Issues Involved: 1. Transfer Pricing Adjustments (Management Service Fees and Coordination Costs) 2. Disallowance under Section 40(a) and 40(a)(i) 3. Levying Interest under Section 234B 4. Initiation of Penalty Proceedings under Section 271(1)(c)
Detailed Analysis:
1. Transfer Pricing Adjustments: The assessee contested the adjustments made by the TPO regarding management service fees and coordination costs, arguing that these services were integral to their advertising business. The DRP acknowledged the provision of services but directed the TPO to verify costs based on the assessee's allocation key, resulting in partial relief. The assessee argued that the TNMM method was the most appropriate for benchmarking all international transactions, as it had been consistently accepted in previous years. The Tribunal agreed, emphasizing that the entity-level benchmarking on TNMM was appropriate given the integrated nature of the assessee's business. The Tribunal found no justification for sustaining any addition and directed to delete the adjustment.

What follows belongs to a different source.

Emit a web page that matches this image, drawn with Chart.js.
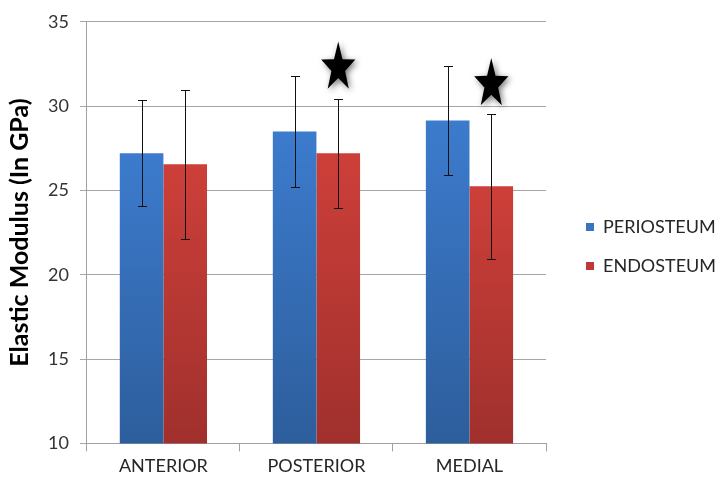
<!DOCTYPE html>
<html>
<head>
<meta charset="utf-8">
<script src="https://cdn.jsdelivr.net/npm/chart.js@4.4.0/dist/chart.umd.min.js"></script>
<style>
body { margin: 0; background: #fff; }
#wrap { width: 715px; height: 481px; }
</style>
</head>
<body>
<div id="wrap"><canvas id="modulusChart" width="715" height="481"></canvas></div>
<script>
// values (GPa)
var categories = ["ANTERIOR", "POSTERIOR", "MEDIAL"];
var periosteum = [27.2, 28.5, 29.15];
var periosteumSd = [3.15, 3.3, 3.23];
var endosteum = [26.55, 27.2, 25.25];
var endosteumSd = [4.4, 3.23, 4.3];
// star markers (significance) drawn over the endosteum bars
var starLevel = [null, 32.28, 31.3];
var yTicks = [10, 15, 20, 25, 30, 35];

var FONT = "Lato, 'Open Sans', sans-serif";

function barGradient(top, bottom) {
    return function(ctx) {
        var chart = ctx.chart;
        var y = chart.scales.y;
        if (!y || !ctx.parsed) return top;
        var y0 = y.getPixelForValue(ctx.parsed.y);
        var y1 = y.bottom;
        if (!isFinite(y0) || !isFinite(y1) || y0 == y1) return top;
        var g = chart.ctx.createLinearGradient(0, y0, 0, y1);
        g.addColorStop(0, top);
        g.addColorStop(1, bottom);
        return g;
    };
}

// error bars for each bar, from the sd arrays
var errorBars = {
    id: "errorBars",
    afterDatasetsDraw: function(chart) {
        var c = chart.ctx;
        var y = chart.scales.y;
        c.save();
        c.strokeStyle = "#111";
        c.lineWidth = 1;
        chart.data.datasets.forEach(function(ds, di) {
            if (!ds.sd) return;
            var meta = chart.getDatasetMeta(di);
            meta.data.forEach(function(bar, i) {
                var x = Math.round(bar.x) + 0.5;
                var hi = Math.round(y.getPixelForValue(ds.data[i] + ds.sd[i])) + 0.5;
                var lo = Math.round(y.getPixelForValue(ds.data[i] - ds.sd[i])) + 0.5;
                c.beginPath();
                c.moveTo(x, hi); c.lineTo(x, lo);
                c.moveTo(x - 4.5, hi); c.lineTo(x + 4.5, hi);
                c.moveTo(x - 4.5, lo); c.lineTo(x + 4.5, lo);
                c.stroke();
            });
        });
        c.restore();
    }
};

// filled stars with a soft shadow
var stars = {
    id: "stars",
    afterDatasetsDraw: function(chart) {
        var c = chart.ctx;
        var y = chart.scales.y;
        var meta = chart.getDatasetMeta(1);
        for (var i = 0; i < starLevel.length; i++) {
            if (starLevel[i] == null) continue;
            var cx = meta.data[i].x;
            var cy = y.getPixelForValue(starLevel[i]);
            var R = 18, r = 7.2;
            c.save();
            c.translate(cx, cy);
            c.scale(1, 1.45);
            c.shadowColor = "rgba(0,0,0,0.55)";
            c.shadowBlur = 6;
            c.shadowOffsetX = 2;
            c.shadowOffsetY = 2;
            c.beginPath();
            for (var k = 0; k < 10; k++) {
                var rad = (k % 2 == 0) ? R : r;
                var a = -Math.PI / 2 + k * Math.PI / 5;
                if (k == 0) c.moveTo(rad * Math.cos(a), rad * Math.sin(a));
                else c.lineTo(rad * Math.cos(a), rad * Math.sin(a));
            }
            c.closePath();
            c.fillStyle = "#000";
            c.fill();
            c.restore();
        }
    }
};

// legend on the right
var sideLegend = {
    id: "sideLegend",
    afterDraw: function(chart) {
        var c = chart.ctx;
        c.save();
        c.font = "18px " + FONT;
        c.textBaseline = "middle";
        chart.data.datasets.forEach(function(ds, i) {
            var yy = 227 + i * 39;
            c.fillStyle = ds.legendColor;
            c.fillRect(586, yy - 4, 8, 8);
            c.fillStyle = "#262626";
            c.fillText(ds.label, 603, yy);
        });
        c.restore();
    }
};

var data = {
    labels: categories,
    datasets: [{
        label: "PERIOSTEUM",
        data: periosteum,
        sd: periosteumSd,
        legendColor: "#3a73c0",
        backgroundColor: barGradient("#3c7bcd", "#2d5e9c")
    },
    {
        label: "ENDOSTEUM",
        data: endosteum,
        sd: endosteumSd,
        legendColor: "#c0393a",
        backgroundColor: barGradient("#cd3f39", "#a0302d")
    }]
};

var options = {
    responsive: false,
    animation: false,
    layout: { padding: { top: 10, left: 5, right: 169, bottom: 0 } },
    datasets: { bar: { categoryPercentage: 0.57, barPercentage: 1.0 } },
    plugins: {
        legend: { display: false },
        tooltip: { enabled: false }
    },
    scales: {
        x: {
            grid: { drawOnChartArea: false, color: "#a0a0a0", tickLength: 8, offset: true },
            border: { color: "#a0a0a0" },
            ticks: { color: "#262626", font: { family: FONT, size: 18 }, padding: 4 }
        },
        y: {
            min: 10,
            max: 35,
            afterBuildTicks: function(scale) {
                scale.ticks = yTicks.map(function(v) { return { value: v }; });
            },
            grid: { color: "#a6a6a6", tickLength: 7 },
            border: { color: "#a0a0a0" },
            ticks: { color: "#333", font: { family: FONT, size: 18 }, padding: 11 },
            title: {
                display: true,
                text: "Elastic Modulus (In GPa)",
                color: "#000",
                font: { family: FONT, size: 25, weight: "bold" },
                padding: { top: 0, bottom: 2 }
            }
        }
    }
};

var ctx = document.getElementById("modulusChart");
var chart = new Chart(ctx, {
    type: "bar",
    data: data,
    options: options,
    plugins: [errorBars, stars, sideLegend]
});
</script>
</body>
</html>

2. Disallowance under Section 40(a) and 40(a)(i): The issues related to disallowances under sections 40(a) and 40(a)(i) were restored to the file of the Assessing Officer for a fresh decision. Both parties agreed to this approach.
3. Levying Interest under Section 234B: The Tribunal held that charging interest under section 234B is mandatory and has a consequential effect. Therefore, this ground was dismissed.
4. Initiation of Penalty Proceedings under Section 271(1)(c): The ground related to the initiation of penalty proceedings under section 271(1)(c) was deemed premature and accordingly dismissed.
Conclusion: The appeal of the assessee was partly allowed for statistical purposes, with the Tribunal directing the deletion of transfer pricing adjustments and restoring the disallowance issues to the Assessing Officer for a fresh decision. The levy of interest under section 234B was upheld, and the initiation of penalty proceedings was dismissed as premature.